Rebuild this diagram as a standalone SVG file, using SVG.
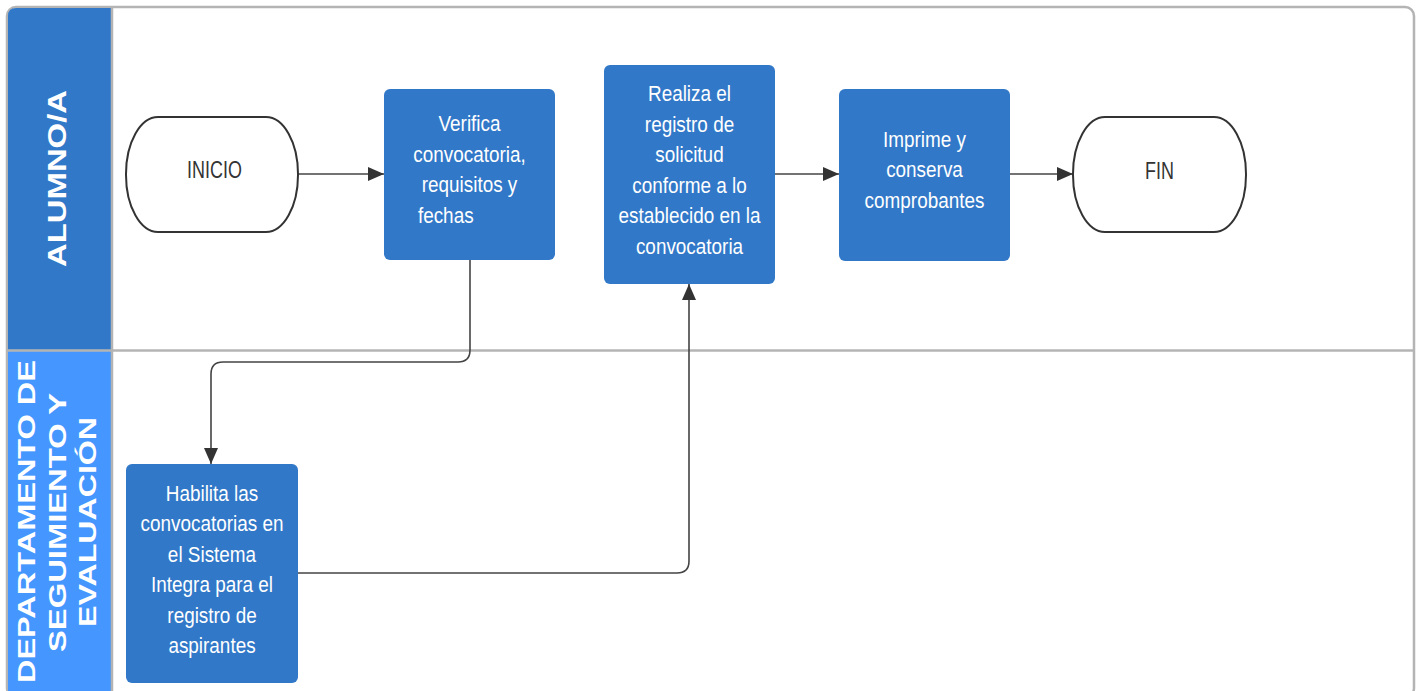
<svg xmlns="http://www.w3.org/2000/svg" width="1421" height="691" viewBox="0 0 1421 691">
<style>
.frame{fill:#ffffff;stroke:#b4b4b4;stroke-width:2.5}
.div{stroke:#b4b4b4;stroke-width:2.5;fill:none}
.proc{fill:#3178c8}
.term{fill:#ffffff;stroke:#333333;stroke-width:2}
.t{font-family:"Liberation Sans",Arial,sans-serif;font-size:22px;fill:#ffffff;text-anchor:middle}
.tt{font-family:"Liberation Sans",Arial,sans-serif;font-size:23px;fill:#333333;text-anchor:middle}
.h{font-family:"Liberation Sans",Arial,sans-serif;font-weight:bold;fill:#ffffff;text-anchor:middle}
.conn{fill:none;stroke:#444444;stroke-width:1.6}
</style>
<defs>
<marker id="arr" markerUnits="userSpaceOnUse" markerWidth="17" markerHeight="14" refX="16" refY="7" orient="auto">
<path d="M0,0 L16,7 L0,14 Z" fill="#333333"/>
</marker>
</defs>
<rect x="0" y="0" width="1421" height="691" fill="#ffffff"/>
<g id="pool">
<rect class="frame" x="7" y="7" width="1407" height="690" rx="9"/>
<path d="M16,8 H112 V350 H8 V16 Q8,8 16,8 Z" fill="#3178c8"/>
<path d="M8,351 H112 V697 H8 Z" fill="#4597ff"/>
<line class="div" x1="112" y1="7" x2="112" y2="691"/>
<line class="div" x1="7" y1="350.5" x2="1414" y2="350.5"/>
</g>
<g id="lane-alumno">
<text class="h" font-size="26" transform="translate(66,178.5) rotate(-90)" textLength="177" lengthAdjust="spacingAndGlyphs">ALUMNO/A</text>
</g>
<g id="lane-departamento">
<text class="h" font-size="24" transform="translate(35,521.5) rotate(-90)" textLength="323" lengthAdjust="spacingAndGlyphs">DEPARTAMENTO DE</text>
<text class="h" font-size="24" transform="translate(65.5,522.5) rotate(-90)" textLength="259" lengthAdjust="spacingAndGlyphs">SEGUIMIENTO Y</text>
<text class="h" font-size="24" transform="translate(96,522) rotate(-90)" textLength="210" lengthAdjust="spacingAndGlyphs">EVALUACIÓN</text>
</g>
<g id="connectors">
<line class="conn" x1="298" y1="174" x2="384" y2="174" marker-end="url(#arr)"/>
<line class="conn" x1="775" y1="174" x2="839" y2="174" marker-end="url(#arr)"/>
<line class="conn" x1="1010" y1="174" x2="1073" y2="174" marker-end="url(#arr)"/>
<path class="conn" d="M470,260 V350 Q470,362 458,362 H223 Q211,362 211,374 V464" marker-end="url(#arr)"/>
<path class="conn" d="M298,573 H677 Q689,573 689,561 V284" marker-end="url(#arr)"/>
</g>
<g id="inicio">
<rect class="term" x="126" y="117" width="172" height="115" rx="32" ry="57"/>
<g transform="translate(214.5,0) scale(0.78,1)"><text class="tt" x="0" y="178.5">INICIO</text></g>
</g>
<g id="verifica">
<rect class="proc" x="384" y="89" width="171" height="171" rx="6"/>
<g transform="translate(469.5,0) scale(0.86,1)">
<text class="t" x="0" y="131.5">Verifica</text>
<text class="t" x="0" y="162">convocatoria,</text>
<text class="t" x="0" y="192.5">requisitos y</text>
<text class="t" x="-60" y="223" style="text-anchor:start">fechas</text>
</g>
</g>
<g id="realiza">
<rect class="proc" x="604" y="65" width="171" height="219" rx="6"/>
<g transform="translate(689.5,0) scale(0.86,1)">
<text class="t" x="0" y="101.5">Realiza el</text>
<text class="t" x="0" y="132">registro de</text>
<text class="t" x="0" y="162.5">solicitud</text>
<text class="t" x="0" y="193">conforme a lo</text>
<text class="t" x="0" y="223.5">establecido en la</text>
<text class="t" x="0" y="254">convocatoria</text>
</g>
</g>
<g id="imprime">
<rect class="proc" x="839" y="89" width="171" height="172" rx="6"/>
<g transform="translate(924.5,0) scale(0.86,1)">
<text class="t" x="0" y="147">Imprime y</text>
<text class="t" x="0" y="177.5">conserva</text>
<text class="t" x="0" y="208">comprobantes</text>
</g>
</g>
<g id="fin">
<rect class="term" x="1073" y="117" width="173" height="115" rx="32" ry="57"/>
<g transform="translate(1159.5,0) scale(0.78,1)"><text class="tt" x="0" y="179">FIN</text></g>
</g>
<g id="habilita">
<rect class="proc" x="126" y="464" width="172" height="219" rx="6"/>
<g transform="translate(212,0) scale(0.86,1)">
<text class="t" x="0" y="501">Habilita las</text>
<text class="t" x="0" y="531.5">convocatorias en</text>
<text class="t" x="0" y="562">el Sistema</text>
<text class="t" x="0" y="592.5">Integra para el</text>
<text class="t" x="0" y="623">registro de</text>
<text class="t" x="0" y="653.5">aspirantes</text>
</g>
</g>
</svg>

What you are asked to do - Give every line back word for word and leave the pictures out.

Right answer -
Rebuild this diagram as a standalone SVG file, using SVG.
<svg xmlns="http://www.w3.org/2000/svg" width="1421" height="691" viewBox="0 0 1421 691">
<style>
.frame{fill:#ffffff;stroke:#b4b4b4;stroke-width:2.5}
.div{stroke:#b4b4b4;stroke-width:2.5;fill:none}
.proc{fill:#3178c8}
.term{fill:#ffffff;stroke:#333333;stroke-width:2}
.t{font-family:"Liberation Sans",Arial,sans-serif;font-size:22px;fill:#ffffff;text-anchor:middle}
.tt{font-family:"Liberation Sans",Arial,sans-serif;font-size:23px;fill:#333333;text-anchor:middle}
.h{font-family:"Liberation Sans",Arial,sans-serif;font-weight:bold;fill:#ffffff;text-anchor:middle}
.conn{fill:none;stroke:#444444;stroke-width:1.6}
</style>
<defs>
<marker id="arr" markerUnits="userSpaceOnUse" markerWidth="17" markerHeight="14" refX="16" refY="7" orient="auto">
<path d="M0,0 L16,7 L0,14 Z" fill="#333333"/>
</marker>
</defs>
<rect x="0" y="0" width="1421" height="691" fill="#ffffff"/>
<g id="pool">
<rect class="frame" x="7" y="7" width="1407" height="690" rx="9"/>
<path d="M16,8 H112 V350 H8 V16 Q8,8 16,8 Z" fill="#3178c8"/>
<path d="M8,351 H112 V697 H8 Z" fill="#4597ff"/>
<line class="div" x1="112" y1="7" x2="112" y2="691"/>
<line class="div" x1="7" y1="350.5" x2="1414" y2="350.5"/>
</g>
<g id="lane-alumno">
<text class="h" font-size="26" transform="translate(66,178.5) rotate(-90)" textLength="177" lengthAdjust="spacingAndGlyphs">ALUMNO/A</text>
</g>
<g id="lane-departamento">
<text class="h" font-size="24" transform="translate(35,521.5) rotate(-90)" textLength="323" lengthAdjust="spacingAndGlyphs">DEPARTAMENTO DE</text>
<text class="h" font-size="24" transform="translate(65.5,522.5) rotate(-90)" textLength="259" lengthAdjust="spacingAndGlyphs">SEGUIMIENTO Y</text>
<text class="h" font-size="24" transform="translate(96,522) rotate(-90)" textLength="210" lengthAdjust="spacingAndGlyphs">EVALUACIÓN</text>
</g>
<g id="connectors">
<line class="conn" x1="298" y1="174" x2="384" y2="174" marker-end="url(#arr)"/>
<line class="conn" x1="775" y1="174" x2="839" y2="174" marker-end="url(#arr)"/>
<line class="conn" x1="1010" y1="174" x2="1073" y2="174" marker-end="url(#arr)"/>
<path class="conn" d="M470,260 V350 Q470,362 458,362 H223 Q211,362 211,374 V464" marker-end="url(#arr)"/>
<path class="conn" d="M298,573 H677 Q689,573 689,561 V284" marker-end="url(#arr)"/>
</g>
<g id="inicio">
<rect class="term" x="126" y="117" width="172" height="115" rx="32" ry="57"/>
<g transform="translate(214.5,0) scale(0.78,1)"><text class="tt" x="0" y="178.5">INICIO</text></g>
</g>
<g id="verifica">
<rect class="proc" x="384" y="89" width="171" height="171" rx="6"/>
<g transform="translate(469.5,0) scale(0.86,1)">
<text class="t" x="0" y="131.5">Verifica</text>
<text class="t" x="0" y="162">convocatoria,</text>
<text class="t" x="0" y="192.5">requisitos y</text>
<text class="t" x="-60" y="223" style="text-anchor:start">fechas</text>
</g>
</g>
<g id="realiza">
<rect class="proc" x="604" y="65" width="171" height="219" rx="6"/>
<g transform="translate(689.5,0) scale(0.86,1)">
<text class="t" x="0" y="101.5">Realiza el</text>
<text class="t" x="0" y="132">registro de</text>
<text class="t" x="0" y="162.5">solicitud</text>
<text class="t" x="0" y="193">conforme a lo</text>
<text class="t" x="0" y="223.5">establecido en la</text>
<text class="t" x="0" y="254">convocatoria</text>
</g>
</g>
<g id="imprime">
<rect class="proc" x="839" y="89" width="171" height="172" rx="6"/>
<g transform="translate(924.5,0) scale(0.86,1)">
<text class="t" x="0" y="147">Imprime y</text>
<text class="t" x="0" y="177.5">conserva</text>
<text class="t" x="0" y="208">comprobantes</text>
</g>
</g>
<g id="fin">
<rect class="term" x="1073" y="117" width="173" height="115" rx="32" ry="57"/>
<g transform="translate(1159.5,0) scale(0.78,1)"><text class="tt" x="0" y="179">FIN</text></g>
</g>
<g id="habilita">
<rect class="proc" x="126" y="464" width="172" height="219" rx="6"/>
<g transform="translate(212,0) scale(0.86,1)">
<text class="t" x="0" y="501">Habilita las</text>
<text class="t" x="0" y="531.5">convocatorias en</text>
<text class="t" x="0" y="562">el Sistema</text>
<text class="t" x="0" y="592.5">Integra para el</text>
<text class="t" x="0" y="623">registro de</text>
<text class="t" x="0" y="653.5">aspirantes</text>
</g>
</g>
</svg>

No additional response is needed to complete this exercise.